Now a couple people in this thread came close. They asserted there was evidence. They even provided links to other people claiming there was evidence. Yet still, as of yet, no evidence has been provided. Therefore there is no reason to assign a non-zero prior.
Sorry, this is nonsense. We have experimental evidence and we have anecdotal evidence. The only question is, is it valid evidence, and how robust is it?
Science does not have the capacity to rule definitively either way. Many here simply refuse to acknowledge this fact.
Quite obviously, we acknowledge self-report as evidence of a great deal of what transpires within our subjective experience….simply because we have no scientific means of definitively adjudicating neural activity (despite what many idiots frequently assert).
I could (and have on previous threads) presented an all-but endless list of human characteristics that only exist phenomenally because they have been established to anecdotally.
Love (for example) only exists as a fact because of anecdotal evidence.
There is obviously not just a precedent, but a vast precedent for acknowledging the evidentiary nature of self-report (there are about a half-million practicing psychoanalysts whose livelihood is founded upon it). Just as obviously, there are constraints to any conclusions that can be generated.
Anyone who has taken any time to study the issue of ESP knows…without a shadow of a doubt…that the issues are complex in the extreme. That there are so many here who insist on such a simplistic and juvenile depiction of the issue (‘just show me someone who can read my mind and I’ll believe you’) demonstrates quite clearly how little interest they actually have in understanding any of it.
Whatever…the point of it all, is that anecdotes matter. You know they matter, and I know they matter. They matter because they influence opinions / conclusions / feelings / thoughts. That which influences in such a manner is called evidence. The anecdotal representation of yourself that you present to your wife will fundamentally inform her understanding of you…as it will the understanding of everyone around you. It is ‘evidence’ of you. Other people rely upon your anecdotal representation of yourself to be credible, valid, authentic, and reliable.
…and we ‘all’ make every attempt possible to live up to that expectation.
Thus…in our personal lives…anecdotal evidence is fundamental to our existence.
To suddenly suggest that, as soon as this same evidence enters the scientific arena it becomes questionable is inconsistent and illogical. It may lack features that enable it to be successfully adjudicated within a scientific epistemology, but that is because of the limitations of science, not because of the limitations of the evidence.

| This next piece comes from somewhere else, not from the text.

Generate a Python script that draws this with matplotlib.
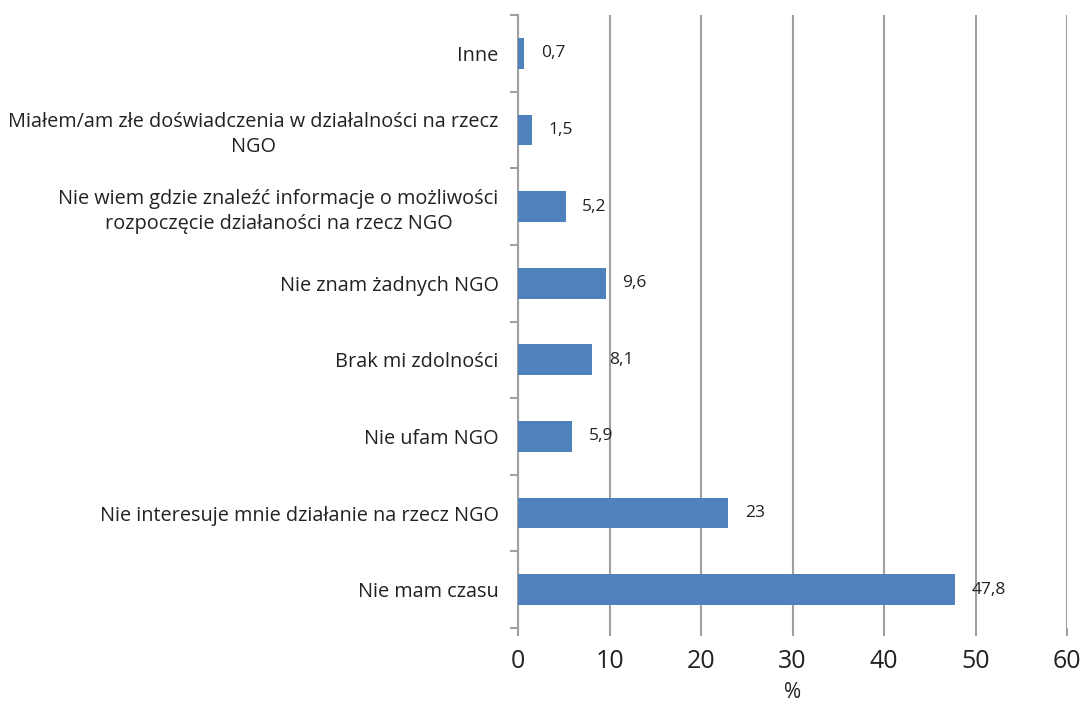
import matplotlib.pyplot as plt
import numpy as np

categories = [
    "Nie mam czasu",
    "Nie interesuje mnie działanie na rzecz NGO",
    "Nie ufam NGO",
    "Brak mi zdolności",
    "Nie znam żadnych NGO",
    "Nie wiem gdzie znaleźć informacje o możliwości\nrozpoczęcie działaności na rzecz NGO",
    "Miałem/am złe doświadczenia w działalności na rzecz\nNGO",
    "Inne",
]
values = [47.8, 23, 5.9, 8.1, 9.6, 5.2, 1.5, 0.7]
value_labels = ["47,8", "23", "5,9", "8,1", "9,6", "5,2", "1,5", "0,7"]
x_ticks = [0, 10, 20, 30, 40, 50, 60]

plt.rcParams['font.family'] = ['Open Sans', 'DejaVu Sans']

fig = plt.figure(figsize=(10.81, 7.02), dpi=100)
ax = fig.add_axes([518 / 1081, 1 - 628 / 702, (1067 - 518) / 1081, (628 - 15) / 702])

bar_color = "#4F81BD"
grid_color = "#A0A0A0"
text_color = "#222222"
y = np.arange(len(categories))
ax.barh(y, values, height=0.4, color=bar_color, zorder=3)

# value labels just right of each bar
for yi, v, lab in zip(y, values, value_labels):
    ax.annotate(lab, (v, yi), xytext=(12, 0), textcoords="offset points",
                va="center", ha="left", fontsize=12.5, color=text_color)

ax.set_xlim(0, 60)
ax.set_ylim(-0.5, len(categories) - 0.5)
ax.set_xticks(x_ticks)
ax.set_xticklabels([str(t) for t in x_ticks], fontsize=18, color=text_color)
ax.set_xlabel("%", fontsize=15, color=text_color, labelpad=6)

ax.set_yticks(y)
ax.set_yticklabels(categories, fontsize=14.3, color=text_color, linespacing=1.3,
                   multialignment="center")
# tick marks sit between categories
ax.set_yticks(np.arange(-0.5, len(categories), 1), minor=True)
ax.tick_params(axis="y", which="major", length=0, pad=14)
ax.tick_params(axis="y", which="minor", length=6, width=1.5, color=grid_color)
ax.tick_params(axis="x", length=6, width=1.5, color=grid_color, pad=9)

ax.xaxis.grid(True, color=grid_color, linewidth=1.5, zorder=0)
ax.set_axisbelow(True)
for side in ["top", "right", "bottom"]:
    ax.spines[side].set_visible(False)
ax.spines["left"].set_color(grid_color)
ax.spines["left"].set_linewidth(1.5)

fig.savefig("out.png", dpi=100)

Thus…if someone claims to have experienced some variety of anomalous psychological phenomena, they deserve the same respect and acknowledgement as if they had come to any other fundamentally relevant conclusion (this is obviously a generalization)….especially given that science has absolutely no way to even begin to establish what did, or did not, actually occur…and, as of this point in time, has come nowhere close to establishing how anything at all actually does occur when it comes to the relationship between the brain and human consciousness (and yes…unlike so many of the idiots on these threads, I can actually provide links to support these conclusions).